The series of educational packages of school aids from MEMOX (MEMOXCRAFT) for high school classes were also remarkable. These titles covered the courses of mathematics, chemistry, history, physics and geography. Each package consisted of 3 cassettes and a short manual that the first page bears the signatures of the two developers, Mr. Mark Koutras and Mr. Stefanos Tsitmidelis.
In 1992, after many years of significant presence in Greek IT market, and while Commodore Amiga was at the peak of its glory, MEMOX ABEEH declared bankruptcy, suffered and died from the “Greek family business illness”.
ROM DIGITAL was one of the longest running Greek IT companies. The company’s profile was oriented to the design and manufacture of hardware peripherals for home micros. It had also undertaken the parallel distribution of programs and games of smaller software houses and freelancers.
ROM Digital launched its first steps through the Computer Club Shop. It was the target of the implementation of Computer Shop; to make homemade hardware peripherals for the most popular home micros.
Apart from support smaller software houses, ROM DIGITAL developed through its subsidiary ROMSOFT its own programs and games.
Kombos (“Knot” – A logical game of word combination)
PAPAS ( A card game like “The Shell game” or “Thimblerig”)
PRO-PO (Another soccer betting program)
PINAKES (Math tables)
Finally a valuable and innovative (for its time) program developed by ROM Digital (ROMSOFT) is “AIR NAVIGATION”.
“AIR NAVIGATION” was not a flight simulator as you would expect to see but a navigation emulator. The program was developed by the valuable advice of air traffic controllers and contained all of identified features in the Greek area. The game starts by asking us some technical data that we have to fill up with the help of the manual (airport coordinates and flights, weather conditions, etc…). Its purpose is to introduce the player to the secrets and technical conditions of navigation.
Another software house where the distribution of its programs had been supported and managed by ROM-Digital is Lavirintos Software (Lavirintos = Labyrinth / maze).
Lavirintos became known to Greek 8bit world for two remarkable programs developed for Amstrad CPC, the “A-BASE” and the programming language “Label Basic”.
A-Base is an archiving program for any kind of data with many amenities, large capacity and processing speed (Random Access). The end user could create a file and define a number of records and field names. The program’s great superiority for that era was the definition of arithmetic operations between fields. For example, any user could very easily design a payroll accounting program or a calculation of income and expenditure. You can consider such features included to large databases for PCs such as dBase IV.
Another remarkable achievement of Lavirintos Software was to create a program development environment, the programming language LABEL BASIC for Amstrad CPC series of home computers.
Label Basic developed entirely by a Greek programmer, gave us the opportunity to write our programs using labels instead of line numbers. A comparison of program structure follows next :
Locomotive BASIC (native)
10 PRINT ”Hello IAMRETRO”
20 GOTO 10
PRINT ”Hello IAMRETRO”
The user could use any external text editor capable to store ASCII characters, or select the editor within the program.

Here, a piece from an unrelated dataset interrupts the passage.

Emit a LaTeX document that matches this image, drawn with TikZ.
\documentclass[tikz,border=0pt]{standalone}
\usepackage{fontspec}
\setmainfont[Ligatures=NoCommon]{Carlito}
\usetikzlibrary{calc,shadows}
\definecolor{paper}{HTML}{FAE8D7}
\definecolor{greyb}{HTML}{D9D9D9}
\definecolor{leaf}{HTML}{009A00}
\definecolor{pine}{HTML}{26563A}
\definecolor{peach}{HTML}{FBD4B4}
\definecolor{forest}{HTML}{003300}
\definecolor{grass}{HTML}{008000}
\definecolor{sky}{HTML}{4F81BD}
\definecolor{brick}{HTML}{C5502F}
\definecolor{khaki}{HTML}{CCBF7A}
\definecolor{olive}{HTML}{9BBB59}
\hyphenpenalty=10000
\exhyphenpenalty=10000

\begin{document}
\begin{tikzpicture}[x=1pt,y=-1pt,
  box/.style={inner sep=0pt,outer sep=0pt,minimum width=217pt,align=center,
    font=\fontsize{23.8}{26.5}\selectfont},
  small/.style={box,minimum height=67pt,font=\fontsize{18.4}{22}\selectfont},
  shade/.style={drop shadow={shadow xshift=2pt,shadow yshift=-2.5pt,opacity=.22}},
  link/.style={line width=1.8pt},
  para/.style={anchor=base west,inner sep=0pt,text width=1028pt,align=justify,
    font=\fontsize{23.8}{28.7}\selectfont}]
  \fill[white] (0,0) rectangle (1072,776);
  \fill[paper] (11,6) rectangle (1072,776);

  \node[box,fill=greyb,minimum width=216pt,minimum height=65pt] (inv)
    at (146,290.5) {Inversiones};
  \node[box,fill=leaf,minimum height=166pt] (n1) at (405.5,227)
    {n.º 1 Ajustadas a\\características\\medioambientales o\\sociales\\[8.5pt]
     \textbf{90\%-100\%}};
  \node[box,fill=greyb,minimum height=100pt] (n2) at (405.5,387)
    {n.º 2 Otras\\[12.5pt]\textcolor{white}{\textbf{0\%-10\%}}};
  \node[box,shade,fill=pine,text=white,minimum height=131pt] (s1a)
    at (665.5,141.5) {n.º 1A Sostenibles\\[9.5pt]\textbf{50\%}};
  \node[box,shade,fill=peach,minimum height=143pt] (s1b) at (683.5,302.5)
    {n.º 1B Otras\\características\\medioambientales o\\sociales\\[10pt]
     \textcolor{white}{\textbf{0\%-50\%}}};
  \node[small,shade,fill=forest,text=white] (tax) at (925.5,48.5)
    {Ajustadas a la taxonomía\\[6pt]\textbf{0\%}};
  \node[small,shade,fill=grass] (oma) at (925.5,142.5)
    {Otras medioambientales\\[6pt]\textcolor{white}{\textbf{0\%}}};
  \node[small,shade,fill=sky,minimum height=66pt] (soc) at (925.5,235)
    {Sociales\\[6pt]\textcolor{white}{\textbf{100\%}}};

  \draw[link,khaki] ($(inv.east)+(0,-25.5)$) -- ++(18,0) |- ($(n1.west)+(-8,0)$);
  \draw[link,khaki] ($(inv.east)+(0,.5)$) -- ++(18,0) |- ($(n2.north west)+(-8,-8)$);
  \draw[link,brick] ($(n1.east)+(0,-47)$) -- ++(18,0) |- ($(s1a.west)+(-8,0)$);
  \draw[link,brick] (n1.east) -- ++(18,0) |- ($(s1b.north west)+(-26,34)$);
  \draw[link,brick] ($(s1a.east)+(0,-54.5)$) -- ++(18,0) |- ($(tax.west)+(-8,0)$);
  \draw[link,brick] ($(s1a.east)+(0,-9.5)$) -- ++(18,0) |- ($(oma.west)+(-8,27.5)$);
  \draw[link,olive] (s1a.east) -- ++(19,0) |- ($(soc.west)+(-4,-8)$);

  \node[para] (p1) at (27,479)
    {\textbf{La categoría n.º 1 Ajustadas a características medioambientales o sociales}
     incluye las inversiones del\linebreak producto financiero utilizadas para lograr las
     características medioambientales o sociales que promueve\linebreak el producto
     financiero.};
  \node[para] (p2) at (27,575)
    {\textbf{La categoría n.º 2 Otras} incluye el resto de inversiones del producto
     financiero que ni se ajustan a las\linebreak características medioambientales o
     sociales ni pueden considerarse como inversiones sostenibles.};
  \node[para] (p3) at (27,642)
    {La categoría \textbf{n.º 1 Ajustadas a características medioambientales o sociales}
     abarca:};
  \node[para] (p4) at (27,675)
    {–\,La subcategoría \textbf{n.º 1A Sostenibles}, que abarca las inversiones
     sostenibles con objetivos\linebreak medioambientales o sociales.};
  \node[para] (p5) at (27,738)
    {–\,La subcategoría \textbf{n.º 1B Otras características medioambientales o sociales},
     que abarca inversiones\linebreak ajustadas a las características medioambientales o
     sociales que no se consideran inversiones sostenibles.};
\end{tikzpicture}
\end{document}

Label Basic was also equipped with a converter-compiler (which is the basic program) to convert programs from label format into Locomotive Basic and vice versa.

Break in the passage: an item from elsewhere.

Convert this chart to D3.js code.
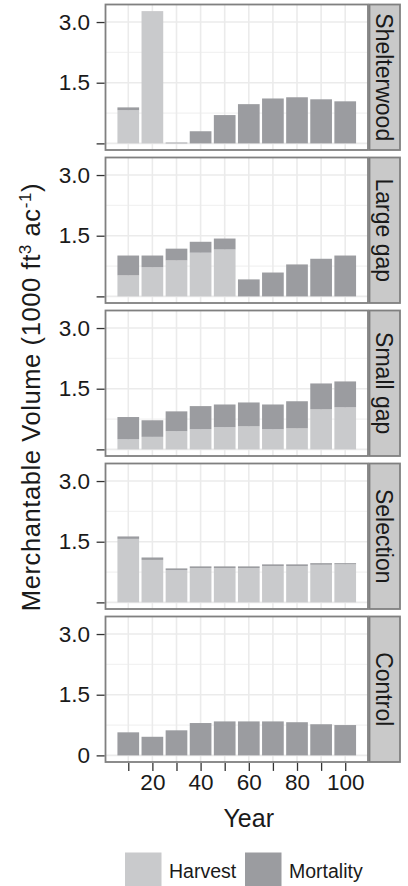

Computer Press Publishers (Compupress / Anadrasis)
Beyond the eminently Greek software houses and a few computer shops selling their own homebrew / custom made programs, we had also witnessed some timid attempts from a couple of computer press publishers who undertook the disposal of Greek freelancer programmers.

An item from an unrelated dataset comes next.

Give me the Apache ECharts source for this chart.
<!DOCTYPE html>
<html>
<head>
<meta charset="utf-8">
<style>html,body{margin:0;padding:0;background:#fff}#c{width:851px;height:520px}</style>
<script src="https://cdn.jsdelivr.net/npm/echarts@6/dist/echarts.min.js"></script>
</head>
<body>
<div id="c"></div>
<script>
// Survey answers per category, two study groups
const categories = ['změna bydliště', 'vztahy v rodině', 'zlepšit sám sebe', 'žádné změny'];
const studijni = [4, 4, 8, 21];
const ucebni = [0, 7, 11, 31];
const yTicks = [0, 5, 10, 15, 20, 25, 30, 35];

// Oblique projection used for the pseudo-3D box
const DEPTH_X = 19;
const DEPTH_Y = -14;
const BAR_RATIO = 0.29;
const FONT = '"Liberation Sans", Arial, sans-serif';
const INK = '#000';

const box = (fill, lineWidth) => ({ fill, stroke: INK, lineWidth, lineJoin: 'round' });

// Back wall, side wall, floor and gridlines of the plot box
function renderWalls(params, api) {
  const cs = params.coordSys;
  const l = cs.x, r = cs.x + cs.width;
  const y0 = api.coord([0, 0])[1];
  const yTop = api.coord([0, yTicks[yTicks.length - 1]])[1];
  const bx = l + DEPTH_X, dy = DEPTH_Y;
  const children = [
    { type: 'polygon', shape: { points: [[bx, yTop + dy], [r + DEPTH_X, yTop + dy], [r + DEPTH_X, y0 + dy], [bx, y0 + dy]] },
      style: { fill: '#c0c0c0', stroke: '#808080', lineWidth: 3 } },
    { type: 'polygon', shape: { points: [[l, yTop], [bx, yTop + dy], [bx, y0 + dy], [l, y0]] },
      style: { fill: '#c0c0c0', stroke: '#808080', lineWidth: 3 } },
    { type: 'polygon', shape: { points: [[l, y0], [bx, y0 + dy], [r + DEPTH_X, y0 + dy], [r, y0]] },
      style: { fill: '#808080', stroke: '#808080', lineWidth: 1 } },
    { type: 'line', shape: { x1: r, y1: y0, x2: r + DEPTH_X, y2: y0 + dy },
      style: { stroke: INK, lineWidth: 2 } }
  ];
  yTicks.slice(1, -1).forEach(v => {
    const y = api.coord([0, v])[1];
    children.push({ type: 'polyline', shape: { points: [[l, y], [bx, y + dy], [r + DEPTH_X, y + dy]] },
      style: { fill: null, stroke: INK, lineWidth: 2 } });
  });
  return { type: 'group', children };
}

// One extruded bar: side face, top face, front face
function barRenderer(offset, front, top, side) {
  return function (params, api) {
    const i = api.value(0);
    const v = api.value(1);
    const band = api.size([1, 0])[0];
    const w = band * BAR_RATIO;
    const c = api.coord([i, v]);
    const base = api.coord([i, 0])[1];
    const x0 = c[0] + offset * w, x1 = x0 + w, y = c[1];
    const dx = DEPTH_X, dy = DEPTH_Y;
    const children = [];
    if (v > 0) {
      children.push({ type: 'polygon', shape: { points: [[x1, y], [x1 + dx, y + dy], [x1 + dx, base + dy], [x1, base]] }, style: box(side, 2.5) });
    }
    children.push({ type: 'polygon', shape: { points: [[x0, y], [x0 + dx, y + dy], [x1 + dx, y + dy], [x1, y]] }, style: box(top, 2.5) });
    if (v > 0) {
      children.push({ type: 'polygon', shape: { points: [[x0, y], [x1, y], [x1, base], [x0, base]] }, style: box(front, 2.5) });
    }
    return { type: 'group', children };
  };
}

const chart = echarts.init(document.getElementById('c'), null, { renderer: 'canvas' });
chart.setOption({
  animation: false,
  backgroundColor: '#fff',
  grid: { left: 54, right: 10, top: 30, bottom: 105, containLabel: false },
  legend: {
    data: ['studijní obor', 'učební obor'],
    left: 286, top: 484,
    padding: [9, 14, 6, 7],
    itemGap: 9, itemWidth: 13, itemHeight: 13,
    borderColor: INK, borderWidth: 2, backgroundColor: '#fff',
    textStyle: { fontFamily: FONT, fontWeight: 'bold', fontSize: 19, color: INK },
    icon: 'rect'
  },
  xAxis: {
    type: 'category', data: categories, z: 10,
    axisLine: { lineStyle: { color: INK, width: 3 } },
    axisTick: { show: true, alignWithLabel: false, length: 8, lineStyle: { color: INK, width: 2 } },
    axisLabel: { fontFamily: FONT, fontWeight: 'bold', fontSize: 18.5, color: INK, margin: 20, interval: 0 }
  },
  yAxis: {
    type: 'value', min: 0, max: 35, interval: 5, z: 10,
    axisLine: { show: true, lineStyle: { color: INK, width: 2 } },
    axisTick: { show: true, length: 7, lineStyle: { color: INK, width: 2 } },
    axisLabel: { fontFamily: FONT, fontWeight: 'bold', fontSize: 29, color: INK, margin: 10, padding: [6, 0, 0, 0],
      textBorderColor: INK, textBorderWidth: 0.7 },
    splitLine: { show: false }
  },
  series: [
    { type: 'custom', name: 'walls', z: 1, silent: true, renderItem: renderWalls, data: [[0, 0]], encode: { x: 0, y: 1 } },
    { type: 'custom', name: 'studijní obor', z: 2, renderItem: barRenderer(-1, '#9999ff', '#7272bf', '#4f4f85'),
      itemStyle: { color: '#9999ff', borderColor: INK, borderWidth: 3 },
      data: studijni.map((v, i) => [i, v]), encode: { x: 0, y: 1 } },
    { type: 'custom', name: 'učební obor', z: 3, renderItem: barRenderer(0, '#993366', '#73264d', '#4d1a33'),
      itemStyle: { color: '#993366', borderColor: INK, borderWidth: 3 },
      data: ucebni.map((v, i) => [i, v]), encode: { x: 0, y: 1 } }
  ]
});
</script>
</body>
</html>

Compupress had a remarkable and great success by publishing “HITPACK 13” by Dimitris Tzortzakis for Amstrad CPC with FDD. It was a betting program based on soccer odds and scores.
The program was launched in September, 1987 and had a great advantage that made it very fast; it was written entirely in Z80 machine code. According to developer’s desire (and his statement of how each lock has its corresponding unlock), this program released completely unlocked and besides of its manual it was accompanied by another book, analyzing its algorithms and machine code programming routines!
Its success leaded to next release of its first upgrade (version 2.1) with a significant difference. It could print directly to the “TOTO / lottery” piece of document rather than printer paper. The same success was followed after some time the version for IBM compatibles with the name “E-Dekatriari“.
It is worth noting two things; “HITPACK 13” is the second success of Dimitris Tzortzakis, (first was an astrology program for Amstrad CPC series again)…
…and secondly “HITPACK 13” was the apple of discord in the courtroom for another program that became a target of piracy.
Another publisher who contributed to the spread of Greek software and zealously supported and encouraged independent developers’ creations (freelancers) is Anadrasis Publications (meaning ‘Feedback’ in Greek translation). Through its three magazines “The Greek side of Amstrad“, “The Greek side of Personal Computers” and “Sprite“, took over the promotion and sale of independent productions from freelancers developers through the Greek Post Office.
Some of these were:
Sea Warrior (strategy game, written entirely in OCEAN’s Laser Basic, open source)
Mini Word Processor
Customers – Store – Suppliers
General Archive – Address Book
Baud O.E was the official national distributor of Acorn BBC and Electron computers, located in Thessaloniki. Their major hit was “LEXEIS” (WORDS), a word processor in Greek language that filled the gap in professional titles in early ‘80s. The user could type in Greek and Latin characters. With “LEXEIS” they managed to overcome the obstacle that existed at that time with the Latin word processors, introducing the concept of Greek word processing.
“LEXEIS” was a very well structured in terms of functionality text editor written for BBC model B (and later for other BBC) home computers on the market, not in cartridge form or floppy, but in a rewritable eprom who had to work with a small and easy “operation” inside the motherboard.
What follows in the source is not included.